Once I started this book, I just could not put it down. Ok I love history and this was history at its best. Throw in a clever, very clever courtesan and a gorgeous dwarf who is equally clever and you have magic at its best. Once I finished the book, I wanted to know about the woman who wrote the book, because she is obviously cleverer than everyone featured in the book to have written such a masterpiece.

The research that must have gone into this book is amazing. The amount of detail as to how the system amongst courtesans work both in Rome and Venice, the intricacies of the local politic and the day to day workings of what was a very lucrative business which brought prostitution down to a fine art was fabulous.

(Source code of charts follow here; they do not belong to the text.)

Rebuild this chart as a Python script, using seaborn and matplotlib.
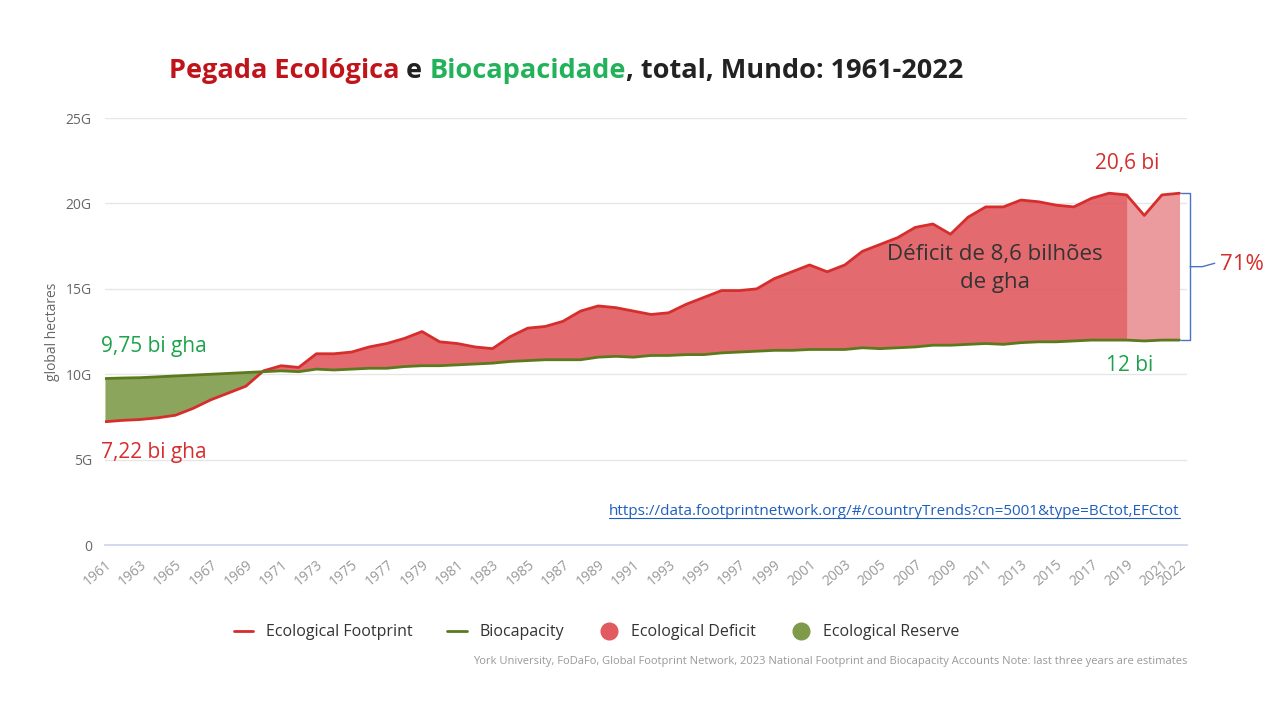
import matplotlib
matplotlib.use("Agg")
import matplotlib.pyplot as plt
import seaborn as sns
import numpy as np
import pandas as pd

years = list(range(1961, 2023))
footprint = [7.22,7.3,7.35,7.45,7.6,8.0,8.5,8.9,9.3,10.2,10.5,10.4,11.2,11.2,11.3,11.6,11.8,12.1,12.5,11.9,
             11.8,11.6,11.5,12.2,12.7,12.8,13.1,13.7,14.0,13.9,13.7,13.5,13.6,14.1,14.5,14.9,14.9,15.0,15.6,16.0,
             16.4,16.0,16.4,17.2,17.6,18.0,18.6,18.8,18.2,19.2,19.8,19.8,20.2,20.1,19.9,19.8,20.3,20.6,20.5,19.3,
             20.5,20.6]
biocap = [9.75,9.78,9.8,9.85,9.9,9.95,10.0,10.05,10.1,10.15,10.2,10.15,10.3,10.25,10.3,10.35,10.35,10.45,10.5,10.5,
          10.55,10.6,10.65,10.75,10.8,10.85,10.85,10.85,11.0,11.05,11.0,11.1,11.1,11.15,11.15,11.25,11.3,11.35,11.4,11.4,
          11.45,11.45,11.45,11.55,11.5,11.55,11.6,11.7,11.7,11.75,11.8,11.75,11.85,11.9,11.9,11.95,12.0,12.0,12.0,11.95,
          12.0,12.0]
df = pd.DataFrame({"year": years, "EF": footprint, "BC": biocap})

sns.set_theme(style="white")
plt.rcParams['font.family'] = ['Open Sans', 'DejaVu Sans']
fig = plt.figure(figsize=(12.8, 7.2), dpi=100)
ax = fig.add_axes([0.082, 0.243, 0.845, 0.593])

red = "#d62d2d"; green = "#5b7a1e"
x = df.year.values; ef = df.EF.values; bc = df.BC.values
est = x >= 2019
ax.fill_between(x, ef, bc, where=(ef >= bc) & (x <= 2019), interpolate=True, color="#e05a5f", alpha=0.9, lw=0)
ax.fill_between(x, ef, bc, where=(ef >= bc) & est, interpolate=True, color="#eb9a9d", lw=0)
ax.fill_between(x, ef, bc, where=ef < bc, interpolate=True, color="#7f9b4a", alpha=0.9, lw=0)
sns.lineplot(data=df, x="year", y="EF", ax=ax, color=red, lw=2)
sns.lineplot(data=df, x="year", y="BC", ax=ax, color=green, lw=2)

ax.set_xlim(1961, 2022.4)
ax.set_ylim(0, 25)
ax.set_yticks([0, 5, 10, 15, 20, 25])
ax.set_yticklabels(["0", "5G", "10G", "15G", "20G", "25G"], color="#666", fontsize=10)
xt = list(range(1961, 2022, 2)) + [2022]
ax.set_xticks(xt)
ax.set_xticklabels([str(v) for v in xt], rotation=40, ha="right", rotation_mode="anchor", color="#999", fontsize=10)
ax.yaxis.grid(True, color="#e6e6e6")
for s in ["top", "right", "left"]:
    ax.spines[s].set_visible(False)
ax.spines["bottom"].set_color("#ccd6eb")
ax.tick_params(axis="x", length=5, color="#ccd6eb")
ax.set_xlabel("")
ax.set_ylabel("global hectares", color="#666", fontsize=10)

ax.text(1960.8, 11.3, "9,75 bi gha", color="#1aa34a", fontsize=15)
ax.text(1960.8, 5.1, "7,22 bi gha", color=red, fontsize=15)
ax.text(2017.2, 22.0, "20,6 bi", color=red, fontsize=15)
ax.text(2017.8, 10.2, "12 bi", color="#1aa34a", fontsize=15)
ax.text(2011.5, 16.2, "Déficit de 8,6 bilhões\nde gha", color="#333", fontsize=16, ha="center", va="center", linespacing=1.4)
ax.plot([2022.1, 2022.6, 2022.6, 2022.1], [20.6, 20.6, 12.0, 12.0], color="#4a72c4", lw=1, clip_on=False)
ax.plot([2022.6, 2023.3, 2024.0], [16.3, 16.3, 16.5], color="#4a72c4", lw=1, clip_on=False)
ax.text(2024.3, 16.4, "71%", color=red, fontsize=16, va="center")
url = ax.text(2022, 1.5, "https://data.footprintnetwork.org/#/countryTrends?cn=5001&type=BCtot,EFCtot",
              color="#1f5fbf", fontsize=11, ha="right", va="bottom")

parts = [("Pegada Ecológica", "#c0141b"), (" e ", "#222"), ("Biocapacidade", "#22b25a"), (", total, Mundo: 1961-2022", "#222")]
fig.canvas.draw()
r = fig.canvas.get_renderer()
bb = url.get_window_extent(r)
fig.add_artist(plt.Line2D([bb.x0 / 1280, bb.x1 / 1280], [(bb.y0 + 1) / 720] * 2, color="#1f5fbf", lw=0.8))
xpos = 0.132
for t, c in parts:
    tx = fig.text(xpos, 0.902, t, color=c, fontsize=19.5, fontweight="bold", va="center")
    b = tx.get_window_extent(r)
    xpos += b.width / fig.bbox.width

from matplotlib.lines import Line2D
h = [Line2D([], [], color=red, lw=2), Line2D([], [], color=green, lw=2),
     Line2D([], [], marker="o", ls="", color="#e05a5f", ms=12), Line2D([], [], marker="o", ls="", color="#7f9b4a", ms=12)]
fig.legend(h, ["Ecological Footprint", "Biocapacity", "Ecological Deficit", "Ecological Reserve"],
           loc="center", bbox_to_anchor=(0.466, 0.122), ncol=4, frameon=False, fontsize=11.5,
           handlelength=1.2, columnspacing=2.2, labelcolor="#333")
fig.text(0.928, 0.078, "York University, FoDaFo, Global Footprint Network, 2023 National Footprint and Biocapacity Accounts Note: last three years are estimates",
         ha="right", fontsize=8, color="#999")
fig.savefig("out.png", dpi=100)
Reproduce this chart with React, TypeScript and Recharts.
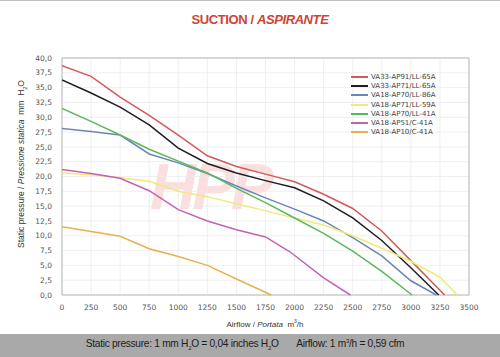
import React from "react";
import { LineChart, Line, XAxis, YAxis, CartesianGrid, ReferenceArea } from "recharts";

const xTicks = [0, 250, 500, 750, 1000, 1250, 1500, 1750, 2000, 2250, 2500, 2750, 3000, 3250, 3500];
const yTicks = [0, 2.5, 5, 7.5, 10, 12.5, 15, 17.5, 20, 22.5, 25, 27.5, 30, 32.5, 35, 37.5, 40];

const names = [
  "VA33-AP91/LL-65A",
  "VA33-AP71/LL-65A",
  "VA18-AP70/LL-86A",
  "VA18-AP71/LL-59A",
  "VA18-AP70/LL-41A",
  "VA18-AP51/C-41A",
  "VA18-AP10/C-41A",
];
const colors = ["#d25a5a", "#1e1e1e", "#6a86b8", "#efeb7a", "#5cb85c", "#c462b4", "#e6b24e"];

const redFlow = [0, 250, 500, 750, 1000, 1250, 1500, 1750, 2000, 2250, 2500, 2750, 3000, 3250, 3290];
const redP = [38.7, 36.9, 33.4, 30.3, 27.0, 23.5, 21.7, 20.4, 19.1, 17.0, 14.6, 10.8, 5.8, 0.8, 0];

const blackFlow = [0, 250, 500, 750, 1000, 1250, 1500, 1750, 2000, 2250, 2500, 2750, 3000, 3240];
const blackP = [36.3, 34.1, 31.7, 28.7, 24.8, 22.2, 20.6, 19.3, 18.1, 15.9, 13.0, 9.2, 4.6, 0];

const blueFlow = [0, 250, 500, 750, 1000, 1250, 1500, 1750, 2000, 2250, 2500, 2750, 3000, 3220];
const blueP = [28.1, 27.6, 27.0, 23.8, 22.3, 20.5, 18.4, 16.4, 14.5, 12.5, 9.7, 6.6, 2.4, 0];

const yellowFlow = [0, 250, 500, 750, 1000, 1250, 1500, 1750, 2000, 2250, 2500, 2750, 3000, 3250, 3400];
const yellowP = [20.6, 20.3, 19.8, 19.2, 17.5, 16.6, 15.4, 14.2, 13.0, 11.8, 10.0, 7.9, 5.7, 3.0, 0];

const greenFlow = [0, 250, 500, 750, 1000, 1250, 1500, 1750, 2000, 2250, 2500, 2750, 3010];
const greenP = [31.5, 29.3, 27.0, 24.6, 22.6, 20.6, 18.0, 15.6, 13.0, 10.4, 7.4, 4.0, 0];

const purpleFlow = [0, 250, 500, 750, 1000, 1250, 1500, 1750, 1960, 2250, 2480];
const purpleP = [21.2, 20.5, 19.7, 17.6, 14.4, 12.5, 11.0, 9.8, 7.3, 2.9, 0];

const orangeFlow = [0, 250, 500, 750, 1000, 1250, 1500, 1800];
const orangeP = [11.5, 10.7, 9.9, 7.8, 6.5, 5.0, 2.7, 0];

const flows = [redFlow, blackFlow, blueFlow, yellowFlow, greenFlow, purpleFlow, orangeFlow];
const pressures = [redP, blackP, blueP, yellowP, greenP, purpleP, orangeP];

const series = names.map((name, i) => ({
  name,
  color: colors[i],
  data: flows[i].map((q, j) => ({ q, p: pressures[i][j] })),
}));

const fmt = (v: number) => v.toFixed(1).replace(".", ",");

export default function App() {
  return (
    <div
      style={{
        position: "absolute",
        left: 0,
        top: 0,
        width: 500,
        height: 357,
        background: "#ffffff",
        overflow: "hidden",
        fontFamily: "'Liberation Sans', Arial, sans-serif",
      }}
    >
      <div style={{ position: "absolute", left: 0, top: 0, width: 500, height: 1, background: "#bdbdbd" }} />
      <div
        style={{
          position: "absolute",
          left: 0,
          top: 12,
          width: 520,
          textAlign: "center",
          color: "#cf4436",
          fontWeight: "bold",
          fontSize: 13,
          letterSpacing: -0.4,
        }}
      >
        SUCTION / <i>ASPIRANTE</i>
      </div>
      <div
        style={{
          position: "absolute",
          left: 150,
          top: 150,
          fontSize: 64,
          fontStyle: "italic",
          fontWeight: "bold",
          color: "rgba(235, 90, 90, 0.2)",
          letterSpacing: -4,
        }}
      >
        HPP
      </div>
      <div style={{ position: "absolute", left: 0, top: 0 }}>
        <LineChart width={500} height={357} margin={{ top: 58, right: 31, left: 0, bottom: 32 }}>
          <CartesianGrid stroke="#ebebeb" strokeWidth={0.8} />
          <XAxis
            dataKey="q"
            type="number"
            domain={[0, 3500]}
            ticks={xTicks}
            interval={0}
            height={30}
            axisLine={false}
            tickLine={false}
            tick={{ fontSize: 7.5, fill: "#555", fontFamily: "'DejaVu Sans', sans-serif" }}
            tickMargin={4}
            allowDataOverflow
          />
          <YAxis
            dataKey="p"
            type="number"
            domain={[0, 40]}
            ticks={yTicks}
            interval={0}
            width={62}
            axisLine={false}
            tickLine={false}
            tickFormatter={fmt}
            tick={{ fontSize: 7.5, fill: "#555", fontFamily: "'DejaVu Sans', sans-serif" }}
            tickMargin={4}
          />
          <ReferenceArea x1={0} x2={3500} y1={0} y2={40} fill="none" stroke="#b8b8b8" strokeWidth={1} ifOverflow="visible" />
          {series.map((s) => (
            <Line
              key={s.name}
              data={s.data}
              dataKey="p"
              name={s.name}
              type="linear"
              stroke={s.color}
              strokeWidth={1.5}
              dot={false}
              activeDot={false}
              isAnimationActive={false}
            />
          ))}
        </LineChart>
      </div>
      <div
        style={{
          position: "absolute",
          left: 351,
          top: 72,
          fontFamily: "'DejaVu Sans', sans-serif",
          fontSize: 7,
          color: "#444",
        }}
      >
        {series.map((s) => (
          <div key={s.name} style={{ display: "flex", alignItems: "center", whiteSpace: "nowrap", height: 9.3 }}>
            <div style={{ width: 17, height: 2, background: s.color, marginRight: 3, flexShrink: 0 }} />
            <span>{s.name}</span>
          </div>
        ))}
      </div>
      <div
        style={{
          position: "absolute",
          left: 0,
          top: 318,
          width: 530,
          textAlign: "center",
          fontSize: 8,
          color: "#333",
        }}
      >
        Airflow / <i>Portata</i>&nbsp;&nbsp;m<sup style={{ fontSize: 5 }}>3</sup>/h
      </div>
      <div
        style={{
          position: "absolute",
          left: 22 - 110,
          top: 164 - 6,
          width: 220,
          height: 12,
          transform: "rotate(-90deg)",
          textAlign: "center",
          fontSize: 8.5,
          color: "#333",
          whiteSpace: "nowrap",
        }}
      >
        Static pressure / <i>Pressione statica</i>&nbsp;&nbsp;mm&nbsp;&nbsp;H<sub style={{ fontSize: 5.5 }}>2</sub>O
      </div>
      <div
        style={{
          position: "absolute",
          left: 0,
          top: 334,
          width: 500,
          height: 23,
          background: "#a9a9a9",
        }}
      />
      <div
        style={{
          position: "absolute",
          left: 0,
          top: 338,
          width: 490,
          textAlign: "center",
          fontSize: 10.2,
          color: "#1d1d1d",
          whiteSpace: "nowrap",
          letterSpacing: -0.3,
        }}
      >
        Static pressure: 1 mm H<sub style={{ fontSize: 6 }}>2</sub>O = 0,04 inches H<sub style={{ fontSize: 6 }}>2</sub>O
        &nbsp;&nbsp;&nbsp;&nbsp;&nbsp;&nbsp;Airflow: 1 m<sup style={{ fontSize: 6 }}>3</sup>/h = 0,59 cfm
      </div>
    </div>
  );
}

Fiammetta successful at her work and Buccino her pimp are a match made in heaven. There is mutual admiration for each other, but does Buccino secretly pine for her. We do not know ever. Theirs is a relationship which goes beyond business but not lovers. Both rely on each other not just for success but for survival. This is a story of violence and horror and it opens with the sack of Rome and both Fiammetta and Buccino escaping with their lives and a few jewels, escaping to Venice to start all over again. Physically and mentally exhausted, they rebuild their lives with limited resources and start living again.

The wry humour to be found throughout the story - in good times and in hugely bad times is beyond description. That even in the worst of times, you can always smile at the language, at the descriptive manner in which something is portrayed is beautiful. There is magic in the language used and no holds barred either describing something sensual or even something mundane. You just have to read more and more. It became an addiction for me and I was very sorry when I finished the story.

The only good thing was that like a miracle I found another book by this author and now I have to go dig out the other seven she has written! This is a must read book for lovers of not just historical fiction, but for those who love strong women, good humour, beautiful use of language and descriptive surroundings.


  1. I was going to read this for Venice in Feb but never got around to it - sounds like I missed out!

  2. Great review! I have this one on my shelf but haven't read it yet. I really enjoyed Dunant's The Birth of Venus so I figure I'll also like this one.

  3. Mystica, thanks for linking this historical fiction post in. Have a good one

    PS I am now following your blog. It would make my day if you followed Carole's Chatter – or are you already?

  4. Isn't it great to find an author you love?

    This book sounds good.

    Thanks for sharing.

    Stopping by from Carole's Your Favorite Historical Fiction Post. I am in that list as #4.